Nadie debería obligar a un padre a elegir entre la salud de un hijo y la supervivencia del club de sus amores: conocemos la respuesta, pero no el precio. El mundo está lleno de buenos padres incapaces de distraer sus pasiones más mundanas incluso en aquellos momentos donde lo racional debería imponerse por la fuerza de los hechos. Lo intentan, sé que mi padre lo intenta, pero en su primera visita lo veo deambular sobre una baldosa —mi viejo rey del desnorte—, las manos a la espalda y la mirada desparramada sobre el suelo. “¿Ha pasado algo?”, le pregunto. Y tanto se distrae buscando respuesta que a punto está de arrancarme la vía del brazo. “¿A ti te suena de algo un tal Enríquez Negreira?”, responde con otra pregunta. “Pues están diciendo que el Barça le pagaba para comprar árbitros”. Lo conozco lo suficiente como para alegrarme de estar en una UCI, ampliamente rodeados de médicos, personal de enfermería y los mejores aparatos de reanimación.

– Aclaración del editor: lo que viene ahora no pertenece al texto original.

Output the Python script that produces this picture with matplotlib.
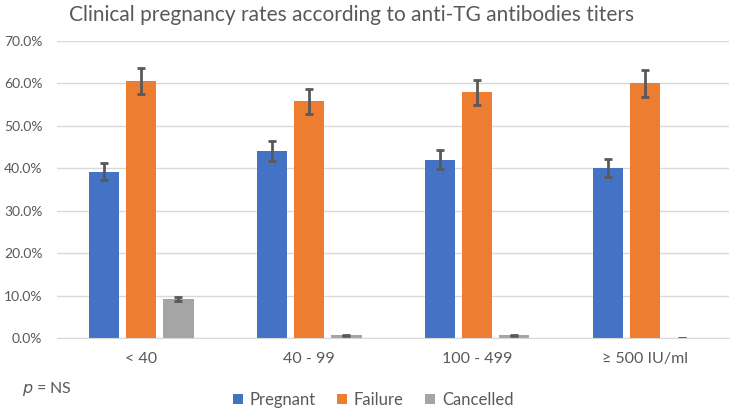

Cuenta mi madre que, durante la operación, una de las cardiólogas salió del quirófano para ponerlos al corriente de cuanto estaba ocurriendo y mi padre se mareó. Le pasa a menudo, sobre todo en ambientes hospitalarios o en bares donde se respira demasiado madridismo, como si sintiera como inminente algún tipo de amenaza. “No creo que se atreviera a mentir en un momento así”, lo defiende sin demasiada pasión al preguntarle si deberíamos contemplar la posibilidad de que papá hubiese salido a la calle para reproducir algún tipo de vídeo o audio en el teléfono, ahora que tiene tantas alarmas de contenido configuradas que algunos días se le queda pequeño Internet. “Hombre, no sé… Pero estaba bastante pálido”, insiste ella. Teniendo en cuenta que se trata del mismo día en que estalló el escándalo de los pagos a Negreira, tampoco parece una prueba demasiado concluyente.

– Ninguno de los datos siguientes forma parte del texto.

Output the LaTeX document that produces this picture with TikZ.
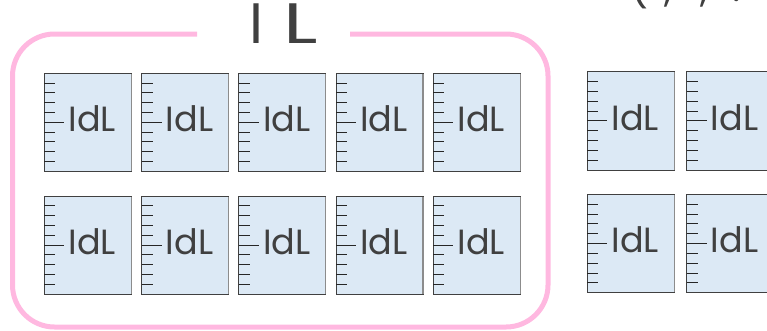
\documentclass[tikz,border=0pt]{standalone}
\usepackage{fontspec}
\setmainfont{Poppins}
\usetikzlibrary{calc}
\definecolor{pinkc}{RGB}{255,184,224}
\definecolor{boxfill}{RGB}{220,233,245}
\definecolor{txt}{RGB}{64,64,64}
\begin{document}
\begin{tikzpicture}[x=1pt,y=-1pt,
  frame/.style={draw=pinkc,line width=5pt,rounded corners=42pt},
  cell/.style={draw=black!75,fill=boxfill,line width=1pt,minimum width=87pt,minimum height=98pt,inner sep=0pt,outer sep=0pt,anchor=north west},
  tickmark/.style={line width=0.9pt,draw=black!85},
  lbl/.style={text=txt,font=\fontsize{35}{35}\selectfont,inner sep=0pt,anchor=base west},
  title/.style={text=txt,font=\fontsize{57}{57}\selectfont,inner sep=0pt,anchor=base west}]
\useasboundingbox (0,0) rectangle (767,330);
% frame
\draw[frame] (350,34) -- (548,34) -- (548,327) -- (12.5,327) -- (12.5,34) -- (197,34);
\node[title] (ttl) at (249.5,43) {I\hspace{20pt}\scalebox{1.4}[1]{L}};
\node[text=txt,font=\fontsize{40}{40}\selectfont,inner sep=0pt,anchor=base west] (top) at (630,1.5) {(\hspace{16pt},\hspace{28pt},\hspace{24pt}.};
% cells
\foreach \i in {0,...,4}{
  \foreach \j/\yy in {0/73.3,1/196}{
    \node[cell] (c\i\j) at ({44.3+97.25*\i},\yy) {};
  }
}
\foreach \i/\xx in {5/587.3,6/686.7}{
  \foreach \j/\yy in {0/71.7,1/194.3}{
    \node[cell,minimum height=98.4pt] (c\i\j) at (\xx,\yy) {};
  }
}
\foreach \i in {0,...,6}{
  \foreach \j in {0,1}{
    \draw[line width=1.2pt,draw=black!45] ([yshift=-0.5pt]c\i\j.north east) -- ([yshift=0.5pt]c\i\j.south east);
    \foreach \k in {1,2,3,4,6,7,8,9}{
      \draw[tickmark] ($(c\i\j.north west)!\k/10!(c\i\j.south west)$) -- ++(11,0);
    }
    \draw[tickmark] ($(c\i\j.north west)!0.5!(c\i\j.south west)$) -- ++(20,0);
    \node[lbl] (l\i\j) at ($(c\i\j.north west)+(24,58.4)$) {IdL};
  }
}
\end{tikzpicture}
\end{document}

Sin una explicación oficial de lo ocurrido, y a la espera de lo que dictamine la justicia, a los culés como mi padre les queda la esperanza de que alguien se haya forrado como un mal menor: sentirse robado o bendecido puede ser una mera cuestión de perspectiva. Tampoco importa demasiado. A fin de cuentas, la estadística puede modificarse y los títulos llegar a desaparecer, pero arrebatar a un hincha los recuerdos de lo vivido… No merece la pena ni intentarlo, aunque una parte de la hinchada rival lo exija casi a diario: entiendo que forma parte de su propia terapia.

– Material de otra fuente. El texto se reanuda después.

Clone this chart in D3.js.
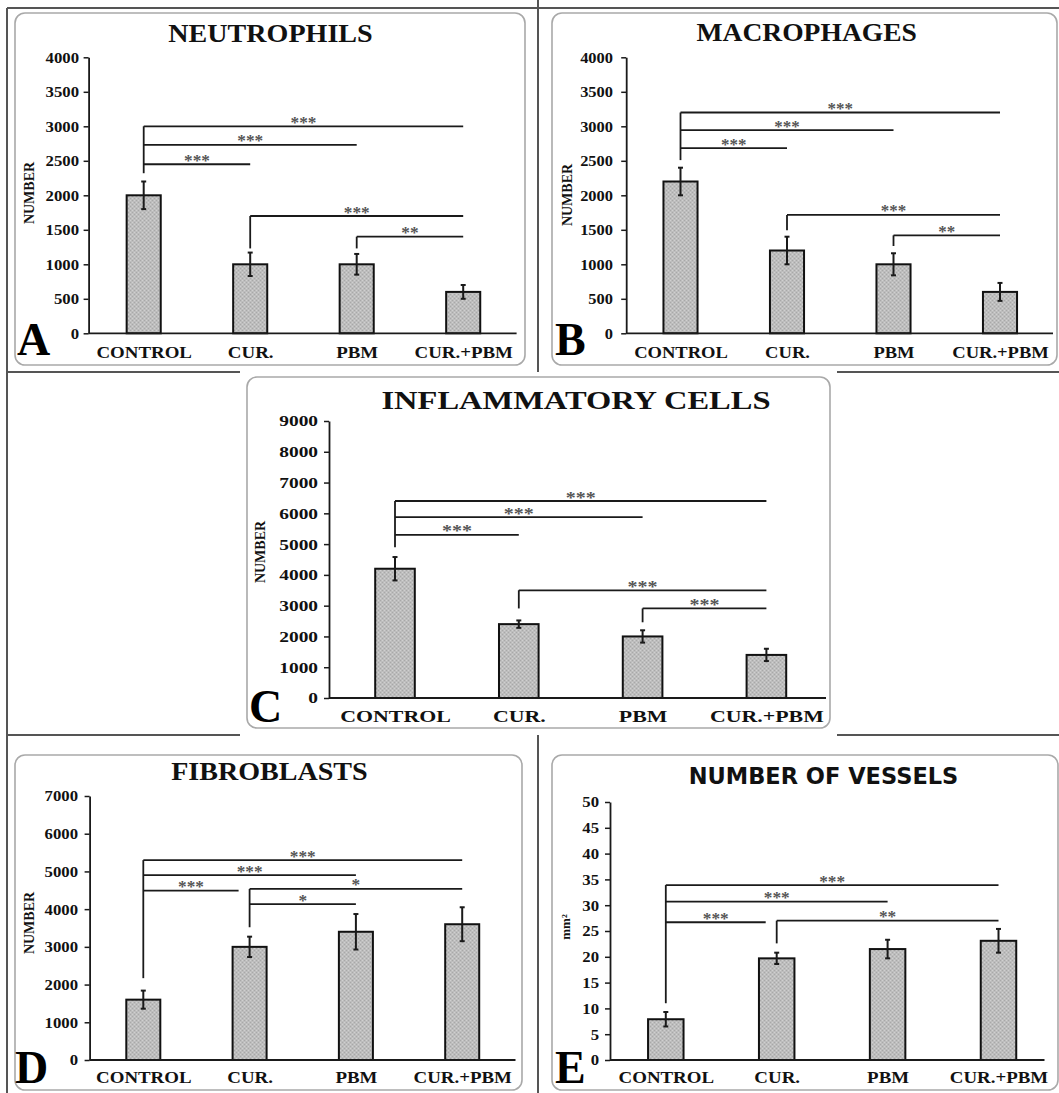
<!DOCTYPE html>
<html><head><meta charset="utf-8">
<script src="https://cdn.jsdelivr.net/npm/d3@7"></script>
<style>body{margin:0;background:#fff} svg{display:block}</style>
</head><body>
<svg id="fig" width="1059" height="1093"></svg>
<script>
// ---------------- DATA ----------------
const categories = ["CONTROL", "CUR.", "PBM", "CUR.+PBM"];

const neutrophilMeans = [2000, 1000, 1000, 600];
const neutrophilErrors = [200, 170, 150, 100];
const neutrophilTicks = [0, 500, 1000, 1500, 2000, 2500, 3000, 3500, 4000];
const neutrophilBrackets = [
  {from: 0, to: 3, level: 3000, label: "***"},
  {from: 0, to: 2, level: 2730, label: "***"},
  {from: 0, to: 1, level: 2450, label: "***"},
  {from: 1, to: 3, level: 1700, label: "***"},
  {from: 2, to: 3, level: 1400, label: "**"}
];
const neutrophilDrops = [2320, 1230, 1230, null];

const macrophageMeans = [2200, 1200, 1000, 600];
const macrophageErrors = [200, 200, 160, 130];
const macrophageTicks = [0, 500, 1000, 1500, 2000, 2500, 3000, 3500, 4000];
const macrophageBrackets = [
  {from: 0, to: 3, level: 3200, label: "***"},
  {from: 0, to: 2, level: 2945, label: "***"},
  {from: 0, to: 1, level: 2685, label: "***"},
  {from: 1, to: 3, level: 1715, label: "***"},
  {from: 2, to: 3, level: 1420, label: "**"}
];
const macrophageDrops = [2510, 1495, 1265, null];

const inflammatoryMeans = [4200, 2400, 2000, 1400];
const inflammatoryErrors = [380, 120, 200, 200];
const inflammatoryTicks = [0, 1000, 2000, 3000, 4000, 5000, 6000, 7000, 8000, 9000];
const inflammatoryBrackets = [
  {from: 0, to: 3, level: 6400, label: "***"},
  {from: 0, to: 2, level: 5880, label: "***"},
  {from: 0, to: 1, level: 5300, label: "***"},
  {from: 1, to: 3, level: 3500, label: "***"},
  {from: 2, to: 3, level: 2910, label: "***"}
];
const inflammatoryDrops = [4900, 2910, 2460, null];

const fibroblastMeans = [1600, 3000, 3400, 3600];
const fibroblastErrors = [240, 270, 470, 450];
const fibroblastTicks = [0, 1000, 2000, 3000, 4000, 5000, 6000, 7000];
const fibroblastBrackets = [
  {from: 0, to: 3, level: 5300, label: "***"},
  {from: 0, to: 2, level: 4900, label: "***"},
  {from: 0, to: 1, level: 4490, label: "***"},
  {from: 1, to: 3, level: 4535, label: "*"},
  {from: 1, to: 2, level: 4135, label: "*"}
];
const fibroblastDrops = [2170, 3520, null, null];

const vesselMeans = [7.9, 19.7, 21.5, 23.1];
const vesselErrors = [1.4, 1.1, 1.8, 2.3];
const vesselTicks = [0, 5, 10, 15, 20, 25, 30, 35, 40, 45, 50];
const vesselBrackets = [
  {from: 0, to: 3, level: 33.9, label: "***"},
  {from: 0, to: 2, level: 30.7, label: "***"},
  {from: 0, to: 1, level: 26.7, label: "***"},
  {from: 1, to: 3, level: 27.0, label: "**"}
];
const vesselDrops = [11.0, 22.6, null, null];

// ---------------- DRAWING ----------------
const svg = d3.select("#fig");
const SERIF = "'Liberation Serif','Times New Roman',serif";
const SANS = "'DejaVu Sans','Open Sans',sans-serif";
const INK = "#1a1a1a";

const defs = svg.append("defs");
const pat = defs.append("pattern").attr("id", "dots")
  .attr("width", 4).attr("height", 4).attr("patternUnits", "userSpaceOnUse");
pat.append("rect").attr("width", 4).attr("height", 4).attr("fill", "#bdbdbd");
[[0, 0, "#a8a8a8"], [2, 2, "#a8a8a8"], [2, 0, "#d0d0d0"], [0, 2, "#d0d0d0"]]
  .forEach(([px, py, c]) => pat.append("rect").attr("x", px).attr("y", py)
    .attr("width", 1).attr("height", 1).attr("fill", c));

// frame / separators
const frameLines = [
  [7, 8, 1059, 8], [7, 8, 7, 1093], [538, 0, 538, 372],
  [7, 372, 240, 372], [837, 372, 1059, 372],
  [7, 735, 240, 735], [837, 735, 1059, 735], [538, 735, 538, 1093]
];

function stext(g, x, y, str, size, sx, opts = {}) {
  return g.append("text")
    .attr("transform", `translate(${x},${y}) scale(${sx},1)`)
    .attr("text-anchor", opts.anchor || "middle")
    .attr("font-family", opts.family || SERIF)
    .attr("font-weight", "bold")
    .attr("font-size", size)
    .attr("fill", opts.fill || "#111")
    .text(str);
}

function drawPanel(cfg, means, errors, ticks, brackets, drops) {
  const g = svg.append("g");
  const sx = cfg.sx;
  g.append("rect")
    .attr("x", cfg.box[0]).attr("y", cfg.box[1])
    .attr("width", cfg.box[2]).attr("height", cfg.box[3])
    .attr("rx", 10).attr("fill", "#fff")
    .attr("stroke", "#a9a9a9").attr("stroke-width", 1.6);

  const y = d3.scaleLinear().domain([0, ticks[ticks.length - 1]]).range([cfg.y0, cfg.yTop]);
  const x = d3.scalePoint().domain(categories).range([cfg.c0, cfg.c0 + 3 * cfg.step]);
  const bw = cfg.step * 0.32;

  // title
  stext(g, cfg.titleX, cfg.titleY, cfg.title, cfg.titleSize, cfg.titleSx || sx,
    {family: cfg.titleFamily || SERIF});

  // y axis
  const ya = g.append("g").attr("transform", `translate(${cfg.ax},0)`)
    .call(d3.axisLeft(y).tickValues(ticks).tickFormat(d3.format("d")).tickSize(5).tickSizeOuter(0));
  ya.select(".domain").attr("stroke", INK).attr("stroke-width", 1.8);
  ya.selectAll(".tick line").attr("stroke", INK).attr("stroke-width", 1.5);
  ya.selectAll(".tick text")
    .attr("font-family", SERIF).attr("font-weight", "bold").attr("font-size", 15.5)
    .attr("fill", "#111")
    .attr("x", -(cfg.ax - cfg.tickRight) / sx)
    .attr("transform", `scale(${sx},1)`);

  // y label
  g.append("text")
    .attr("transform", `translate(${cfg.ylabX},${cfg.ylabY}) rotate(-90)`)
    .attr("text-anchor", "middle").attr("dy", "0.35em")
    .attr("font-family", SERIF).attr("font-weight", "bold")
    .attr("font-size", cfg.ylabSize || 14).attr("fill", "#111")
    .text(cfg.ylabel);

  // bars
  g.selectAll("rect.bar").data(means).join("rect").attr("class", "bar")
    .attr("x", (v, i) => x(categories[i]) - bw / 2)
    .attr("y", v => y(v))
    .attr("width", bw)
    .attr("height", v => y(0) - y(v))
    .attr("fill", "url(#dots)")
    .attr("stroke", "#111").attr("stroke-width", 2);

  // x axis line
  g.append("line").attr("x1", cfg.ax).attr("x2", cfg.xEnd)
    .attr("y1", y(0)).attr("y2", y(0))
    .attr("stroke", INK).attr("stroke-width", 1.8);

  // x labels
  const xa = g.append("g").attr("transform", `translate(0,${y(0)})`)
    .call(d3.axisBottom(x).tickSize(0));
  xa.select(".domain").remove();
  xa.selectAll(".tick text")
    .attr("font-family", SERIF).attr("font-weight", "bold").attr("font-size", 17.5)
    .attr("fill", "#111")
    .attr("y", cfg.xlabY - y(0)).attr("dy", 0)
    .attr("transform", `scale(${sx},1)`);

  // error bars
  const eg = g.append("g").attr("stroke", INK).attr("stroke-width", 2);
  means.forEach((m, i) => {
    const cx = x(categories[i]);
    const hi = y(m + errors[i]), lo = y(m - errors[i]);
    eg.append("line").attr("x1", cx).attr("x2", cx).attr("y1", hi).attr("y2", lo);
    eg.append("line").attr("x1", cx - 2.5).attr("x2", cx + 2.5).attr("y1", hi).attr("y2", hi);
    eg.append("line").attr("x1", cx - 2.5).attr("x2", cx + 2.5).attr("y1", lo).attr("y2", lo);
  });

  // significance brackets
  const bg = g.append("g");
  const topOf = i => d3.max(brackets.filter(b => b.from === i), b => b.level);
  drops.forEach((low, i) => {
    if (low == null) return;
    const cx = x(categories[i]);
    bg.append("line").attr("x1", cx).attr("x2", cx)
      .attr("y1", y(topOf(i))).attr("y2", y(low))
      .attr("stroke", INK).attr("stroke-width", 1.8);
  });
  brackets.forEach(b => {
    const x1 = x(categories[b.from]);
    let x2 = x(categories[b.to]);
    const dl = drops[b.to];
    if (dl != null && b.level >= dl && b.level <= topOf(b.to)) x2 -= 11;
    bg.append("line").attr("x1", x1).attr("x2", x2)
      .attr("y1", y(b.level)).attr("y2", y(b.level))
      .attr("stroke", INK).attr("stroke-width", 1.8);
    stext(bg, (x1 + x2) / 2, y(b.level) + 1.5, b.label, 16, sx, {fill: "#555"});
  });

  // panel letter
  stext(g, cfg.letterX, cfg.letterY, cfg.letter, 46, 1, {anchor: "start", fill: "#000"});
}

frameLines.forEach(([x1, y1, x2, y2]) =>
  svg.append("line").attr("x1", x1).attr("y1", y1).attr("x2", x2).attr("y2", y2)
    .attr("stroke", "#555").attr("stroke-width", 2));

drawPanel({box: [15, 13, 510, 352], ax: 88.6, y0: 333.3, yTop: 57.3, xEnd: 516.6,
  c0: 143.7, step: 106.5, title: "NEUTROPHILS", titleSize: 26, titleX: 270.5, titleY: 42,
  tickRight: 79, ylabel: "NUMBER", ylabX: 29, ylabY: 193, letter: "A", letterX: 17, letterY: 355,
  xlabY: 358, sx: 1.08},
  neutrophilMeans, neutrophilErrors, neutrophilTicks, neutrophilBrackets, neutrophilDrops);

drawPanel({box: [552, 13, 505, 352], ax: 626.2, y0: 333.3, yTop: 57.3, xEnd: 1053,
  c0: 680.5, step: 106.5, title: "MACROPHAGES", titleSize: 26, titleX: 806.7, titleY: 41,
  tickRight: 613, ylabel: "NUMBER", ylabX: 567, ylabY: 195, letter: "B", letterX: 555, letterY: 355,
  xlabY: 358, sx: 1.06},
  macrophageMeans, macrophageErrors, macrophageTicks, macrophageBrackets, macrophageDrops);

drawPanel({box: [247, 377, 583, 351], ax: 329, y0: 698, yTop: 421, xEnd: 826,
  c0: 395, step: 123.8, title: "INFLAMMATORY CELLS", titleSize: 26, titleX: 576, titleY: 409,
  tickRight: 318, ylabel: "NUMBER", ylabX: 260, ylabY: 552, letter: "C", letterX: 249, letterY: 722,
  xlabY: 722, sx: 1.25},
  inflammatoryMeans, inflammatoryErrors, inflammatoryTicks, inflammatoryBrackets, inflammatoryDrops);

drawPanel({box: [15, 755, 507, 335], ax: 89.6, y0: 1060, yTop: 796, xEnd: 515.5,
  c0: 143.3, step: 106.3, title: "FIBROBLASTS", titleSize: 26, titleX: 269.4, titleY: 780,
  tickRight: 78, ylabel: "NUMBER", ylabX: 29, ylabY: 923, letter: "D", letterX: 15, letterY: 1083,
  xlabY: 1083, sx: 1.08},
  fibroblastMeans, fibroblastErrors, fibroblastTicks, fibroblastBrackets, fibroblastDrops);

drawPanel({box: [552, 755, 506, 335], ax: 610, y0: 1060, yTop: 802, xEnd: 1044.5,
  c0: 665.8, step: 110.9, title: "NUMBER OF VESSELS", titleSize: 22.5, titleFamily: SANS,
  titleSx: 1.0, titleX: 823.5, titleY: 784,
  tickRight: 599, ylabel: "mm²", ylabSize: 13, ylabX: 565, ylabY: 927, letter: "E", letterX: 555, letterY: 1083,
  xlabY: 1083, sx: 1.08},
  vesselMeans, vesselErrors, vesselTicks, vesselBrackets, vesselDrops);
</script>
</body></html>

“¿Leíste lo que dicen aquí?”, me despierta a media tarde de ayer con las gafas retorcidas sobre la cabeza, un leve temblor en la mano derecha y la ilusión de un niño disfrazado de pirata reflejada en el rostro. “Hacienda no vio pruebas de que los pagos a Negreira influyeran en resultados”, alcanzo a leer forzando mucho la vista, pues maldita la rama que al tronco no sale: acabáramos. Es su primer gesto de felicidad plena en varias semanas, así que ni siquiera me intereso por la totalidad de la noticia al margen del titular. “Ya sabía yo que estabas más preocupado por el Barça que por mí”, le digo para reforzar vínculos y exorcizar sus pecados. “Ya, qué le vamos a hacer”, contesta sin dejar de sonreír. “Siempre te creíste muy importante”.